Return each line of the data below verbatim; pictures are to be left out.

____

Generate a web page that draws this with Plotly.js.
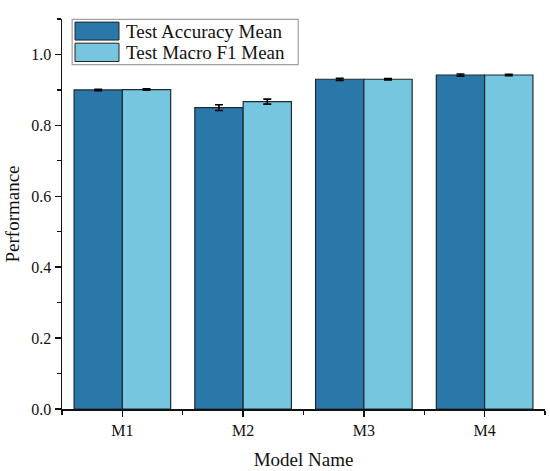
<!DOCTYPE html>
<html>
<head>
<meta charset="utf-8">
<script src="https://cdn.plot.ly/plotly-3.0.1.min.js"></script>
<style>
html,body{margin:0;padding:0;background:#fff}
#chart{width:550px;height:471px}
</style>
</head>
<body>
<div id="chart"></div>
<script>
const categories = ["M1", "M2", "M3", "M4"];
const seriesNames = ["Test Accuracy Mean", "Test Macro F1 Mean"];
const accMean = [0.900, 0.850, 0.930, 0.942];
const accErr = [0.002, 0.008, 0.003, 0.003];
const f1Mean = [0.901, 0.867, 0.930, 0.942];
const f1Err = [0.002, 0.007, 0.002, 0.002];
const yTickVals = [0, 0.2, 0.4, 0.6, 0.8, 1.0];
const yTickText = ["0.0", "0.2", "0.4", "0.6", "0.8", "1.0"];

const colors = ["#2a78a9", "#77c6df"];
const xIdx = categories.map((_, i) => i);
const font = "Liberation Serif";

function bar(name, y, err, color) {
  return {
    type: "bar", name: name, x: xIdx, y: y,
    marker: {color: color, line: {color: "#1e2a33", width: 1.2}},
    error_y: {type: "data", array: err, visible: true, color: "#000", thickness: 1.6, width: 4},
    showlegend: false
  };
}
const data = [
  bar(seriesNames[0], accMean, accErr, colors[0]),
  bar(seriesNames[1], f1Mean, f1Err, colors[1])
];

const shapes = [
  {type: "rect", xref: "paper", yref: "paper", x0: 0.021, x1: 0.489, y0: 0.883, y1: 0.999,
   line: {color: "#a0a0a0", width: 1.2}, fillcolor: "rgba(255,255,255,1)"},
  {type: "rect", xref: "paper", yref: "paper", x0: 0.027, x1: 0.118, y0: 0.946, y1: 0.992,
   line: {color: "#222", width: 1}, fillcolor: colors[0]},
  {type: "rect", xref: "paper", yref: "paper", x0: 0.027, x1: 0.118, y0: 0.891, y1: 0.938,
   line: {color: "#222", width: 1}, fillcolor: colors[1]}
];
const annotations = [
  {xref: "paper", yref: "paper", x: 0.128, y: 0.969, xanchor: "left", yanchor: "middle",
   text: seriesNames[0], showarrow: false, font: {family: font, size: 19, color: "#111"}},
  {xref: "paper", yref: "paper", x: 0.128, y: 0.914, xanchor: "left", yanchor: "middle",
   text: seriesNames[1], showarrow: false, font: {family: font, size: 19, color: "#111"}}
];

const tickFont = {family: font, size: 16, color: "#111"};
const axisCommon = {showline: true, linecolor: "#111", linewidth: 1.5, ticks: "outside", ticklen: 6,
  tickwidth: 1.5, tickcolor: "#111", showgrid: false, zeroline: false, tickfont: tickFont};

const layout = {
  width: 550, height: 471,
  margin: {l: 62, r: 5, t: 19, b: 62},
  barmode: "group", bargap: 0.2, bargroupgap: 0,
  font: {family: font, size: 16, color: "#111"},
  xaxis: Object.assign({}, axisCommon, {
    range: [-0.5, 3.5], tickmode: "array", tickvals: xIdx, ticktext: categories,
    minor: {ticks: "outside", ticklen: 4, tickwidth: 1.3, tickcolor: "#111", tick0: 0.5, dtick: 1, showgrid: false},
    title: {text: "Model Name", font: {family: font, size: 19, color: "#111"}, standoff: 15}
  }),
  yaxis: Object.assign({}, axisCommon, {
    range: [0, 1.1], tickmode: "array", tickvals: yTickVals, ticktext: yTickText,
    minor: {ticks: "outside", ticklen: 4, tickwidth: 1.3, tickcolor: "#111", tick0: 0.1, dtick: 0.2, showgrid: false},
    title: {text: "Performance", font: {family: font, size: 19, color: "#111"}, standoff: 6}
  }),
  shapes: shapes,
  annotations: annotations
};

function fixTicks() {
  document.querySelectorAll("#chart .xtick text, #chart .ytick text").forEach(t => {
    t.style.setProperty("font-family", "'Liberation Serif', serif", "important");
    t.style.setProperty("font-size", "16px", "important");
    t.style.setProperty("fill", "#111", "important");
  });
}
Plotly.newPlot("chart", data, layout, {staticPlot: true, displayModeBar: false}).then(gd => {
  fixTicks();
  setTimeout(fixTicks, 50);
  setTimeout(fixTicks, 300);
});
</script>
</body>
</html>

____

- [RESPONSE FOR THIS EXERCISE]:
Generate a web page that draws this with Plotly.js.
<!DOCTYPE html>
<html>
<head>
<meta charset="utf-8">
<script src="https://cdn.plot.ly/plotly-3.0.1.min.js"></script>
<style>
html,body{margin:0;padding:0;background:#fff}
#chart{width:550px;height:471px}
</style>
</head>
<body>
<div id="chart"></div>
<script>
const categories = ["M1", "M2", "M3", "M4"];
const seriesNames = ["Test Accuracy Mean", "Test Macro F1 Mean"];
const accMean = [0.900, 0.850, 0.930, 0.942];
const accErr = [0.002, 0.008, 0.003, 0.003];
const f1Mean = [0.901, 0.867, 0.930, 0.942];
const f1Err = [0.002, 0.007, 0.002, 0.002];
const yTickVals = [0, 0.2, 0.4, 0.6, 0.8, 1.0];
const yTickText = ["0.0", "0.2", "0.4", "0.6", "0.8", "1.0"];

const colors = ["#2a78a9", "#77c6df"];
const xIdx = categories.map((_, i) => i);
const font = "Liberation Serif";

function bar(name, y, err, color) {
  return {
    type: "bar", name: name, x: xIdx, y: y,
    marker: {color: color, line: {color: "#1e2a33", width: 1.2}},
    error_y: {type: "data", array: err, visible: true, color: "#000", thickness: 1.6, width: 4},
    showlegend: false
  };
}
const data = [
  bar(seriesNames[0], accMean, accErr, colors[0]),
  bar(seriesNames[1], f1Mean, f1Err, colors[1])
];

const shapes = [
  {type: "rect", xref: "paper", yref: "paper", x0: 0.021, x1: 0.489, y0: 0.883, y1: 0.999,
   line: {color: "#a0a0a0", width: 1.2}, fillcolor: "rgba(255,255,255,1)"},
  {type: "rect", xref: "paper", yref: "paper", x0: 0.027, x1: 0.118, y0: 0.946, y1: 0.992,
   line: {color: "#222", width: 1}, fillcolor: colors[0]},
  {type: "rect", xref: "paper", yref: "paper", x0: 0.027, x1: 0.118, y0: 0.891, y1: 0.938,
   line: {color: "#222", width: 1}, fillcolor: colors[1]}
];
const annotations = [
  {xref: "paper", yref: "paper", x: 0.128, y: 0.969, xanchor: "left", yanchor: "middle",
   text: seriesNames[0], showarrow: false, font: {family: font, size: 19, color: "#111"}},
  {xref: "paper", yref: "paper", x: 0.128, y: 0.914, xanchor: "left", yanchor: "middle",
   text: seriesNames[1], showarrow: false, font: {family: font, size: 19, color: "#111"}}
];

const tickFont = {family: font, size: 16, color: "#111"};
const axisCommon = {showline: true, linecolor: "#111", linewidth: 1.5, ticks: "outside", ticklen: 6,
  tickwidth: 1.5, tickcolor: "#111", showgrid: false, zeroline: false, tickfont: tickFont};

const layout = {
  width: 550, height: 471,
  margin: {l: 62, r: 5, t: 19, b: 62},
  barmode: "group", bargap: 0.2, bargroupgap: 0,
  font: {family: font, size: 16, color: "#111"},
  xaxis: Object.assign({}, axisCommon, {
    range: [-0.5, 3.5], tickmode: "array", tickvals: xIdx, ticktext: categories,
    minor: {ticks: "outside", ticklen: 4, tickwidth: 1.3, tickcolor: "#111", tick0: 0.5, dtick: 1, showgrid: false},
    title: {text: "Model Name", font: {family: font, size: 19, color: "#111"}, standoff: 15}
  }),
  yaxis: Object.assign({}, axisCommon, {
    range: [0, 1.1], tickmode: "array", tickvals: yTickVals, ticktext: yTickText,
    minor: {ticks: "outside", ticklen: 4, tickwidth: 1.3, tickcolor: "#111", tick0: 0.1, dtick: 0.2, showgrid: false},
    title: {text: "Performance", font: {family: font, size: 19, color: "#111"}, standoff: 6}
  }),
  shapes: shapes,
  annotations: annotations
};

function fixTicks() {
  document.querySelectorAll("#chart .xtick text, #chart .ytick text").forEach(t => {
    t.style.setProperty("font-family", "'Liberation Serif', serif", "important");
    t.style.setProperty("font-size", "16px", "important");
    t.style.setProperty("fill", "#111", "important");
  });
}
Plotly.newPlot("chart", data, layout, {staticPlot: true, displayModeBar: false}).then(gd => {
  fixTicks();
  setTimeout(fixTicks, 50);
  setTimeout(fixTicks, 300);
});
</script>
</body>
</html>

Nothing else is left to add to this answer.